**Plotting code records**
○ ○ ○ ○ ○

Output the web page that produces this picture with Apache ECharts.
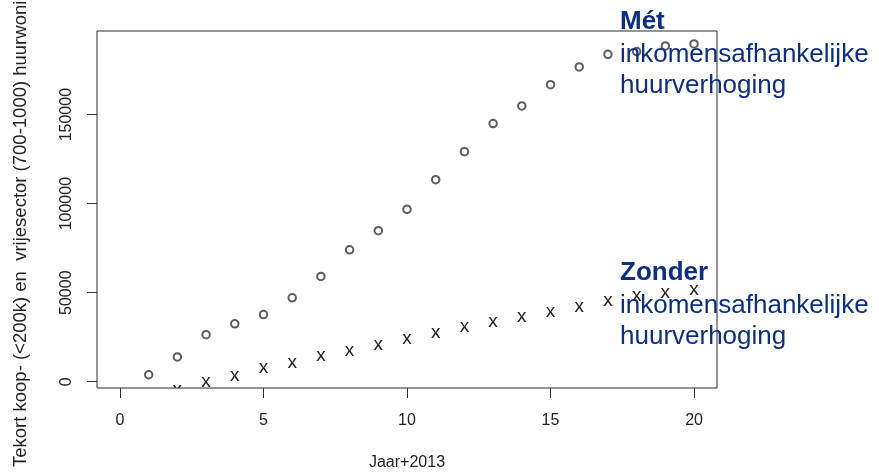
<!DOCTYPE html>
<html>
<head>
<meta charset="utf-8">
<script src="https://cdn.jsdelivr.net/npm/echarts@6/dist/echarts.min.js"></script>
<style>
html,body{margin:0;padding:0;background:#fff;}
#chart{width:879px;height:472px;}
</style>
</head>
<body>
<div id="chart"></div>
<script>
// Data
const years = [1,2,3,4,5,6,7,8,9,10,11,12,13,14,15,16,17,18,19,20];
const metValues = [3900, 13900, 26400, 32500, 37700, 47100, 59100, 74100, 84800, 96800, 113500, 129200, 145000, 154900, 166800, 176800, 183900, 185400, 188600, 189700];
const zonderYears = [2,3,4,5,6,7,8,9,10,11,12,13,14,15,16,17,18,19,20];
const zonderValues = [-5000, -700, 3000, 7000, 10100, 13900, 16800, 20400, 23800, 26900, 30100, 33300, 35900, 38900, 41700, 44700, 47500, 49400, 51200];
const xTicks = [0, 5, 10, 15, 20];
const yTicks = [0, 50000, 100000, 150000];
const xTitle = 'Jaar+2013';
const yTitle = 'Tekort koop- (<200k) en  vrijesector (700-1000) huurwoningen';
const annotMet = ['Mét', 'inkomensafhankelijke', 'huurverhoging'];
const annotZonder = ['Zonder', 'inkomensafhankelijke', 'huurverhoging'];

const FONT = 'Liberation Sans, Arial, sans-serif';
const BLUE = '#0d2f80';

const metData = years.map((x, i) => [x, metValues[i]]);
const zonderData = zonderYears.map((x, i) => [x, zonderValues[i]]);

function annot(lines, baseY) {
  const ys = [0, 33, 64];
  return lines.map((t, i) => ({
    type: 'text', left: 620, top: baseY + ys[i], z: 100,
    style: { text: t, fill: BLUE, font: (i === 0 ? 'bold ' : '') + '26px ' + FONT }
  }));
}

const chart = echarts.init(document.getElementById('chart'), null, {renderer: 'canvas'});
chart.setOption({
  animation: false,
  backgroundColor: '#fff',
  grid: { left: 97, right: 162, top: 31, bottom: 84, show: true, borderColor: '#2b2b2b', borderWidth: 1, backgroundColor: 'transparent', containLabel: false, outerBoundsMode: 'none' },
  xAxis: {
    type: 'value', min: -0.8, max: 20.8,
    splitLine: { show: false },
    axisLine: { show: false, onZero: false },
    axisTick: { show: true, inside: false, length: 10, customValues: xTicks, lineStyle: { color: '#333', width: 1 } },
    axisLabel: { customValues: xTicks, margin: 25, fontSize: 16, color: '#222', fontFamily: FONT },
    name: xTitle, nameLocation: 'middle', nameGap: 67,
    nameTextStyle: { fontSize: 16, color: '#222', fontFamily: FONT }
  },
  yAxis: {
    type: 'value', min: -3535, max: 196980,
    splitLine: { show: false },
    axisLine: { show: false, onZero: false },
    axisTick: { show: true, inside: false, length: 10, customValues: yTicks, lineStyle: { color: '#333', width: 1 } },
    axisLabel: { customValues: yTicks, rotate: 90, margin: 22, fontSize: 16, color: '#222', fontFamily: FONT, formatter: v => String(v) }
  },
  series: [
    {
      type: 'scatter', data: metData, symbol: 'emptyCircle', symbolSize: 7.5,
      itemStyle: { color: '#333', borderWidth: 1 }, z: 3
    },
    {
      type: 'custom', data: zonderData, clip: true, z: 3,
      renderItem: function (params, api) {
        const p = api.coord([api.value(0), api.value(1)]);
        return { type: 'text', x: p[0], y: p[1] - 1, style: { text: 'x', font: '19px ' + FONT, fill: '#222', align: 'center', verticalAlign: 'middle' } };
      }
    }
  ],
  graphic: [{
    type: 'text', x: 21, y: 467, rotation: Math.PI / 2, z: 50,
    style: { text: yTitle, font: '18.5px ' + FONT, fill: '#222', align: 'left', verticalAlign: 'middle' }
  }].concat(annot(annotMet, 9)).concat(annot(annotZonder, 260))
});
</script>
</body>
</html>
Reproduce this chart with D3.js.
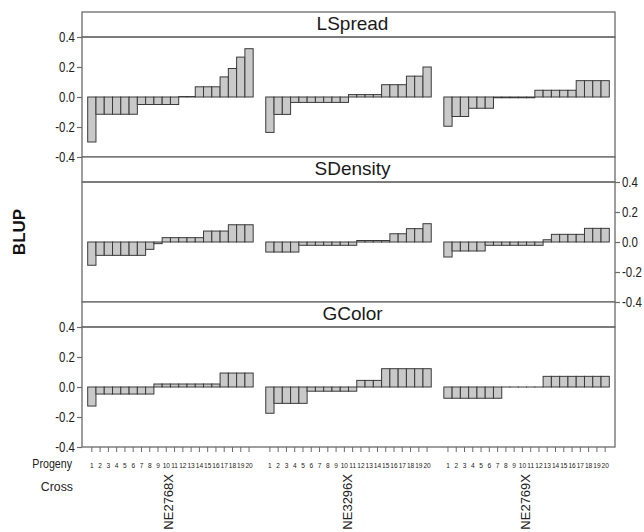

○ ○ ○ ○ ○

**WHAT YOU NEED TO DO**
Beginning with the first line of the records above, extract each line exactly through the line that holds "const zonderData = zonderYears.map((x, i)", both ends included. Omit pictures.

**FULL ANSWER**
Output the web page that produces this picture with Apache ECharts.
<!DOCTYPE html>
<html>
<head>
<meta charset="utf-8">
<script src="https://cdn.jsdelivr.net/npm/echarts@6/dist/echarts.min.js"></script>
<style>
html,body{margin:0;padding:0;background:#fff;}
#chart{width:879px;height:472px;}
</style>
</head>
<body>
<div id="chart"></div>
<script>
// Data
const years = [1,2,3,4,5,6,7,8,9,10,11,12,13,14,15,16,17,18,19,20];
const metValues = [3900, 13900, 26400, 32500, 37700, 47100, 59100, 74100, 84800, 96800, 113500, 129200, 145000, 154900, 166800, 176800, 183900, 185400, 188600, 189700];
const zonderYears = [2,3,4,5,6,7,8,9,10,11,12,13,14,15,16,17,18,19,20];
const zonderValues = [-5000, -700, 3000, 7000, 10100, 13900, 16800, 20400, 23800, 26900, 30100, 33300, 35900, 38900, 41700, 44700, 47500, 49400, 51200];
const xTicks = [0, 5, 10, 15, 20];
const yTicks = [0, 50000, 100000, 150000];
const xTitle = 'Jaar+2013';
const yTitle = 'Tekort koop- (<200k) en  vrijesector (700-1000) huurwoningen';
const annotMet = ['Mét', 'inkomensafhankelijke', 'huurverhoging'];
const annotZonder = ['Zonder', 'inkomensafhankelijke', 'huurverhoging'];

const FONT = 'Liberation Sans, Arial, sans-serif';
const BLUE = '#0d2f80';

const metData = years.map((x, i) => [x, metValues[i]]);
const zonderData = zonderYears.map((x, i) => [x, zonderValues[i]]);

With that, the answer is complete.